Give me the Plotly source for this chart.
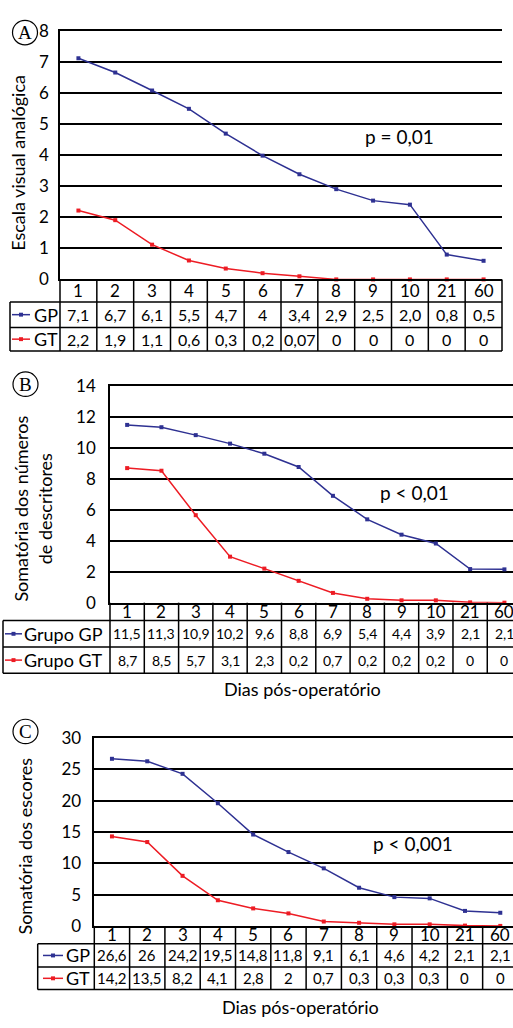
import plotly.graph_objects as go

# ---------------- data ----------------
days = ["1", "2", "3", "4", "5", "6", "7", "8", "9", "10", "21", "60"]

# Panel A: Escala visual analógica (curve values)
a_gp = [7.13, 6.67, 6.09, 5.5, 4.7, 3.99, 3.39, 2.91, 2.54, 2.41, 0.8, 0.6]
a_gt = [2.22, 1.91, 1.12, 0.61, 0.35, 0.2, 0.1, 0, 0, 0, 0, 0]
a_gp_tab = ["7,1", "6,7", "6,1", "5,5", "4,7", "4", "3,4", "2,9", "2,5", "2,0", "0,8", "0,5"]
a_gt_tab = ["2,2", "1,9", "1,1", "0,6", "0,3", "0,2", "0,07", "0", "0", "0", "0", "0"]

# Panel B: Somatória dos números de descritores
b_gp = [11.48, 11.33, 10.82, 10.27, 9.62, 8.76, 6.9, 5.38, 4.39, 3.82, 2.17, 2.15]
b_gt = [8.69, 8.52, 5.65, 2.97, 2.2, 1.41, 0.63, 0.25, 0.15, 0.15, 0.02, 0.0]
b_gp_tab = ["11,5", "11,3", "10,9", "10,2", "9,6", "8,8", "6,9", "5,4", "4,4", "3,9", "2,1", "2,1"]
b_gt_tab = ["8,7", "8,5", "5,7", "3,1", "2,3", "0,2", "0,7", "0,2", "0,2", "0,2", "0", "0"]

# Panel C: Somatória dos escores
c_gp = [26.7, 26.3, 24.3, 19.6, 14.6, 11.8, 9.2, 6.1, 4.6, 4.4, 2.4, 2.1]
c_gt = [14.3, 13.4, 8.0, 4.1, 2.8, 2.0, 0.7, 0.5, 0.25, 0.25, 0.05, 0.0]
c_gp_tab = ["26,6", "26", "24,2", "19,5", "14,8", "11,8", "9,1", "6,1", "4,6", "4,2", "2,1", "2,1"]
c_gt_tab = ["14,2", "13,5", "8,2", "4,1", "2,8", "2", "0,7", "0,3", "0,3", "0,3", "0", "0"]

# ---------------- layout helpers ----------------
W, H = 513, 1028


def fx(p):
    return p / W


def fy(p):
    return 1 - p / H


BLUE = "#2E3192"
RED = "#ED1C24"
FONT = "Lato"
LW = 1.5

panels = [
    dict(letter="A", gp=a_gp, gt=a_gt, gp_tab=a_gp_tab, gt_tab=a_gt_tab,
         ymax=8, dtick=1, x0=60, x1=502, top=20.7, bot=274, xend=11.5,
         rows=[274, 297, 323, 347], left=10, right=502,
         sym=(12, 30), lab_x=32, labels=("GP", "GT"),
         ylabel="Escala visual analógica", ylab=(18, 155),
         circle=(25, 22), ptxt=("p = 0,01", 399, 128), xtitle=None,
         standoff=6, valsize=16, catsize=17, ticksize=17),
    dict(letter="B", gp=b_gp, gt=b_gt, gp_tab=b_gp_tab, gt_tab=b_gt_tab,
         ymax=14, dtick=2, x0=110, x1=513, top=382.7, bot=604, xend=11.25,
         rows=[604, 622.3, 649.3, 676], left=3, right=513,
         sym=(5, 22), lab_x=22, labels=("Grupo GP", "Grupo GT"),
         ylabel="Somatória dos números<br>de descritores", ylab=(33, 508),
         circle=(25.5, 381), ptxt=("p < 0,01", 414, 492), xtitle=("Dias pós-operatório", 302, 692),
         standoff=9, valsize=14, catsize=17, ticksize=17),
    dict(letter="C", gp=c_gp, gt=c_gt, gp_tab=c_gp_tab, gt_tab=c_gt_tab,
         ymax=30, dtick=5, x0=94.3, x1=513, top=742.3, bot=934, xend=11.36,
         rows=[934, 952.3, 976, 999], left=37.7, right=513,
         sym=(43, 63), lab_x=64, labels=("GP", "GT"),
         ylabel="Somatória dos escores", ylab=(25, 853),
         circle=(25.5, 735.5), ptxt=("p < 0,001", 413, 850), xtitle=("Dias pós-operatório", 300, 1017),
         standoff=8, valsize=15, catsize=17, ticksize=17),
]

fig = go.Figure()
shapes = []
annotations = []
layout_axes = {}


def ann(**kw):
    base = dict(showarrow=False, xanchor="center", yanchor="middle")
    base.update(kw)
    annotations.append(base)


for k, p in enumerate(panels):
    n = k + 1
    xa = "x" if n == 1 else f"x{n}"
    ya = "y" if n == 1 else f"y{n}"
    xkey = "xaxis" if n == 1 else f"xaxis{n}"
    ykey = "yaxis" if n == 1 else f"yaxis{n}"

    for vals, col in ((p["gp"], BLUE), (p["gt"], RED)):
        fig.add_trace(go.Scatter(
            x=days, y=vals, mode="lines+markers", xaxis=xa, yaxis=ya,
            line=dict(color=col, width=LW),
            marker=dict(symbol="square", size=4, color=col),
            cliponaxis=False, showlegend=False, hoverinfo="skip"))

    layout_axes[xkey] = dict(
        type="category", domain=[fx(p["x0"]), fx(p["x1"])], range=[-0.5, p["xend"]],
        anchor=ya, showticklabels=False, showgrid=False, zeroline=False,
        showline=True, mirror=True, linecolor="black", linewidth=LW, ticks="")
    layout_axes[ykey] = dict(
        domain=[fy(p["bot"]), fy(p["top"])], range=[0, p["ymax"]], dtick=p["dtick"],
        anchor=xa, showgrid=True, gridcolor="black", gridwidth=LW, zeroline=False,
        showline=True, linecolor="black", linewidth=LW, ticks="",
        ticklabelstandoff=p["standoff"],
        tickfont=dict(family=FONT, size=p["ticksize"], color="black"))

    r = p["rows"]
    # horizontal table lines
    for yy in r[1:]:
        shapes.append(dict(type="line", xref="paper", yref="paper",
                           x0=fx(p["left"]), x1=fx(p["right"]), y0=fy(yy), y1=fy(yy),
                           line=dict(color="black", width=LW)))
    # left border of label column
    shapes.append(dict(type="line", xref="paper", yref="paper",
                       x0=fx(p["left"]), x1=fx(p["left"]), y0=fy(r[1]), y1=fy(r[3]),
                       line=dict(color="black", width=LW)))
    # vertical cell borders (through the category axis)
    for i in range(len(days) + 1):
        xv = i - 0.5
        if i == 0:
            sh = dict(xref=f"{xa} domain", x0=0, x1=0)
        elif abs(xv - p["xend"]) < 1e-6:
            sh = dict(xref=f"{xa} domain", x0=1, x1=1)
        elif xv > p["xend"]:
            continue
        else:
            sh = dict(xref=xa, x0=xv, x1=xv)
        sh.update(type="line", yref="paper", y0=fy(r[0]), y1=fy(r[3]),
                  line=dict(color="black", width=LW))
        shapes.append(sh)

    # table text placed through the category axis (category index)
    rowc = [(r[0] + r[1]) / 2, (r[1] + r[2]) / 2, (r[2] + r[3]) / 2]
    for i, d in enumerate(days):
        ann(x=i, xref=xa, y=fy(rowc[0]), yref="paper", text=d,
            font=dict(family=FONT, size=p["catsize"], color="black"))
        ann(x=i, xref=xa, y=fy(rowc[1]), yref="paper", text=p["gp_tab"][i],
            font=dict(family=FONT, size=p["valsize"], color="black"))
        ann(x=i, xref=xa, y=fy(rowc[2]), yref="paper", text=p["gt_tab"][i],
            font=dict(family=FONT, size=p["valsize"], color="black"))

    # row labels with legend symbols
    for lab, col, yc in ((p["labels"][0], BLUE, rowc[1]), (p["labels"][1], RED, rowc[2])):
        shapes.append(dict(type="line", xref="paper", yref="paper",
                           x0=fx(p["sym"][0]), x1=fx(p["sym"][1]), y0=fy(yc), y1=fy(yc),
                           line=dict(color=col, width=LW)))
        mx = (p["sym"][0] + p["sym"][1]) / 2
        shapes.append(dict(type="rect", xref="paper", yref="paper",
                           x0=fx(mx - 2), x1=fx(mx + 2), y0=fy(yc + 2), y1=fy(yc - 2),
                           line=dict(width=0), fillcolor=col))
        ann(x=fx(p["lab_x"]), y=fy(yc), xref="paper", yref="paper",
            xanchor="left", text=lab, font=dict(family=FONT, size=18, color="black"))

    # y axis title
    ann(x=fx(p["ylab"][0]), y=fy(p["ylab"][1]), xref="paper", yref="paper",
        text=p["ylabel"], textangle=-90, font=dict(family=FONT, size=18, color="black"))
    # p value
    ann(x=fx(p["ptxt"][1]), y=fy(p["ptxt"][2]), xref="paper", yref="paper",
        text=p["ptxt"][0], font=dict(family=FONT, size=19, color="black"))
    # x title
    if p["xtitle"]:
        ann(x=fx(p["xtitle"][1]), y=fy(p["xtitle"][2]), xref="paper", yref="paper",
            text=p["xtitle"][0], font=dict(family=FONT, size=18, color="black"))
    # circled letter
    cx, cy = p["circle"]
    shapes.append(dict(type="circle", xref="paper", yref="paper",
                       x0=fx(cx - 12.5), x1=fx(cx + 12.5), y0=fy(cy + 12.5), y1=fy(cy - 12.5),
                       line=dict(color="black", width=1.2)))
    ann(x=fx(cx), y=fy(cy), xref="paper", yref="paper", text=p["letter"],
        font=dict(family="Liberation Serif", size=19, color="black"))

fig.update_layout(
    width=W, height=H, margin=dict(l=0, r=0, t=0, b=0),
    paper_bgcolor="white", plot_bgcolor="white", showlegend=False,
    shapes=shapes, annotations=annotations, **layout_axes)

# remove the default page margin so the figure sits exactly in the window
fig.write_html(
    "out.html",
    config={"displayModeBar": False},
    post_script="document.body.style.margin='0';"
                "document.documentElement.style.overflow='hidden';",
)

INSTRUCTION: Repeat, exactly and in full, each line from the start of the data to the line that contains "return p / W". Pictures do not go in.

ANSWER FOR THE TASK:
Give me the Plotly source for this chart.
import plotly.graph_objects as go

# ---------------- data ----------------
days = ["1", "2", "3", "4", "5", "6", "7", "8", "9", "10", "21", "60"]

# Panel A: Escala visual analógica (curve values)
a_gp = [7.13, 6.67, 6.09, 5.5, 4.7, 3.99, 3.39, 2.91, 2.54, 2.41, 0.8, 0.6]
a_gt = [2.22, 1.91, 1.12, 0.61, 0.35, 0.2, 0.1, 0, 0, 0, 0, 0]
a_gp_tab = ["7,1", "6,7", "6,1", "5,5", "4,7", "4", "3,4", "2,9", "2,5", "2,0", "0,8", "0,5"]
a_gt_tab = ["2,2", "1,9", "1,1", "0,6", "0,3", "0,2", "0,07", "0", "0", "0", "0", "0"]

# Panel B: Somatória dos números de descritores
b_gp = [11.48, 11.33, 10.82, 10.27, 9.62, 8.76, 6.9, 5.38, 4.39, 3.82, 2.17, 2.15]
b_gt = [8.69, 8.52, 5.65, 2.97, 2.2, 1.41, 0.63, 0.25, 0.15, 0.15, 0.02, 0.0]
b_gp_tab = ["11,5", "11,3", "10,9", "10,2", "9,6", "8,8", "6,9", "5,4", "4,4", "3,9", "2,1", "2,1"]
b_gt_tab = ["8,7", "8,5", "5,7", "3,1", "2,3", "0,2", "0,7", "0,2", "0,2", "0,2", "0", "0"]

# Panel C: Somatória dos escores
c_gp = [26.7, 26.3, 24.3, 19.6, 14.6, 11.8, 9.2, 6.1, 4.6, 4.4, 2.4, 2.1]
c_gt = [14.3, 13.4, 8.0, 4.1, 2.8, 2.0, 0.7, 0.5, 0.25, 0.25, 0.05, 0.0]
c_gp_tab = ["26,6", "26", "24,2", "19,5", "14,8", "11,8", "9,1", "6,1", "4,6", "4,2", "2,1", "2,1"]
c_gt_tab = ["14,2", "13,5", "8,2", "4,1", "2,8", "2", "0,7", "0,3", "0,3", "0,3", "0", "0"]

# ---------------- layout helpers ----------------
W, H = 513, 1028


def fx(p):
    return p / W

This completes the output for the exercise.